== DIRECTION ==
Starting from the top of the material, restate each line exactly until the line that contains "var y = d3.scaleLinear().domain([99, 105]).range([371, 29.3]);", which is also copied. Pictures are excluded.

== MATERIAL PROVIDED ==
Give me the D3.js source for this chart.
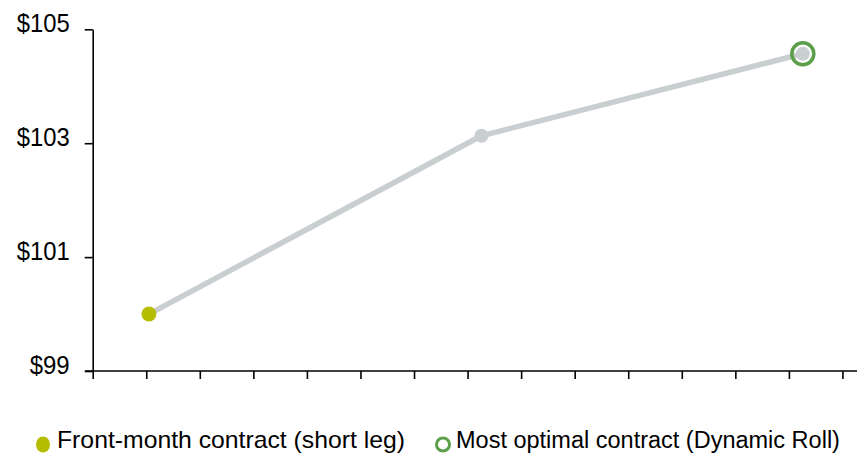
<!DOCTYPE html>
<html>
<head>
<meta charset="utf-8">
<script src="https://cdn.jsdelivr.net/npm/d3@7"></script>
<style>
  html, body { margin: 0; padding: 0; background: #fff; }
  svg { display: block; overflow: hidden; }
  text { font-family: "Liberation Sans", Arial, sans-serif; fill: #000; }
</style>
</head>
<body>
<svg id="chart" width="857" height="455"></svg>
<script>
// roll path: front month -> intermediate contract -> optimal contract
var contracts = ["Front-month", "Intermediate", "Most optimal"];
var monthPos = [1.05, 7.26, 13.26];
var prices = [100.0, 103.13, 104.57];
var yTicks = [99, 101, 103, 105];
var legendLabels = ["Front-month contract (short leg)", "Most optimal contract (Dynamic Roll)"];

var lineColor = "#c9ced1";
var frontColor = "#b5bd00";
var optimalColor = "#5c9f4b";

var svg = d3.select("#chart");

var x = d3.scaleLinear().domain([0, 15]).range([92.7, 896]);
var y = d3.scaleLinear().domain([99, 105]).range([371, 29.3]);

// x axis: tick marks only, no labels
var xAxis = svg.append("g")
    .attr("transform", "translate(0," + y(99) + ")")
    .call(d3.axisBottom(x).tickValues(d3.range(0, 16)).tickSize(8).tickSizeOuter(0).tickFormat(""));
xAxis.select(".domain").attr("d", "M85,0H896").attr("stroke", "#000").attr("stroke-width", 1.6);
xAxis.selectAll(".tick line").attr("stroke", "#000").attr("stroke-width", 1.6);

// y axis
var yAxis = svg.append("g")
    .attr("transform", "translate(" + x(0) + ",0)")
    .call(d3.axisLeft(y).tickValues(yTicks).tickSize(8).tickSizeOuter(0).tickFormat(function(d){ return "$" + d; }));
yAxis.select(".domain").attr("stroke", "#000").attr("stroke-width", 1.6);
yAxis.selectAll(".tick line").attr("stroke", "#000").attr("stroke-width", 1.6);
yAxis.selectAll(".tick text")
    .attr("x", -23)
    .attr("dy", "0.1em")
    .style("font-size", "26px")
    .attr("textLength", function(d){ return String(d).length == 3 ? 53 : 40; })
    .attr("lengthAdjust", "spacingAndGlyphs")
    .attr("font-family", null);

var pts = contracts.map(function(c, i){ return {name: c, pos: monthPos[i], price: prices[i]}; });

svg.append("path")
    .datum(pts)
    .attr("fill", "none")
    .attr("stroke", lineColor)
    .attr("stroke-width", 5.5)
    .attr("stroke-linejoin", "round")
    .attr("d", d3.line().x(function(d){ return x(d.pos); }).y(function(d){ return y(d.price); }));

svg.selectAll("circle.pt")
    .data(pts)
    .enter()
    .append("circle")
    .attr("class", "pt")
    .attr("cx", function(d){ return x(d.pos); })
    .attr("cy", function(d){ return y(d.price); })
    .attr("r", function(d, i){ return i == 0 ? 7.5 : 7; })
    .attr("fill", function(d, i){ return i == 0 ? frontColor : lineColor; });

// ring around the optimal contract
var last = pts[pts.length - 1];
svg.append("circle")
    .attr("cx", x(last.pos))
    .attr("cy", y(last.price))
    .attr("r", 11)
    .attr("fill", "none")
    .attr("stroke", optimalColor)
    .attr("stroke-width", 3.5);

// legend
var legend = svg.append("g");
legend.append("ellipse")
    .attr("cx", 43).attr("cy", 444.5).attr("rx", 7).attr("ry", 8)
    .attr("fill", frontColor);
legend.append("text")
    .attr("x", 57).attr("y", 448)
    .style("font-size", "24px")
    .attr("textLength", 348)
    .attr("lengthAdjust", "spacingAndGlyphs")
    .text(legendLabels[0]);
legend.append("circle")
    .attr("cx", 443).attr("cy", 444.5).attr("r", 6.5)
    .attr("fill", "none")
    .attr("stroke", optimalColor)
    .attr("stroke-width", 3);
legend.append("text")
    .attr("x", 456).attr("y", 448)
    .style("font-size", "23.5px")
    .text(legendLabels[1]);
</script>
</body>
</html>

== REPLY TO THE TASK ==
Give me the D3.js source for this chart.
<!DOCTYPE html>
<html>
<head>
<meta charset="utf-8">
<script src="https://cdn.jsdelivr.net/npm/d3@7"></script>
<style>
  html, body { margin: 0; padding: 0; background: #fff; }
  svg { display: block; overflow: hidden; }
  text { font-family: "Liberation Sans", Arial, sans-serif; fill: #000; }
</style>
</head>
<body>
<svg id="chart" width="857" height="455"></svg>
<script>
// roll path: front month -> intermediate contract -> optimal contract
var contracts = ["Front-month", "Intermediate", "Most optimal"];
var monthPos = [1.05, 7.26, 13.26];
var prices = [100.0, 103.13, 104.57];
var yTicks = [99, 101, 103, 105];
var legendLabels = ["Front-month contract (short leg)", "Most optimal contract (Dynamic Roll)"];

var lineColor = "#c9ced1";
var frontColor = "#b5bd00";
var optimalColor = "#5c9f4b";

var svg = d3.select("#chart");

var x = d3.scaleLinear().domain([0, 15]).range([92.7, 896]);
var y = d3.scaleLinear().domain([99, 105]).range([371, 29.3]);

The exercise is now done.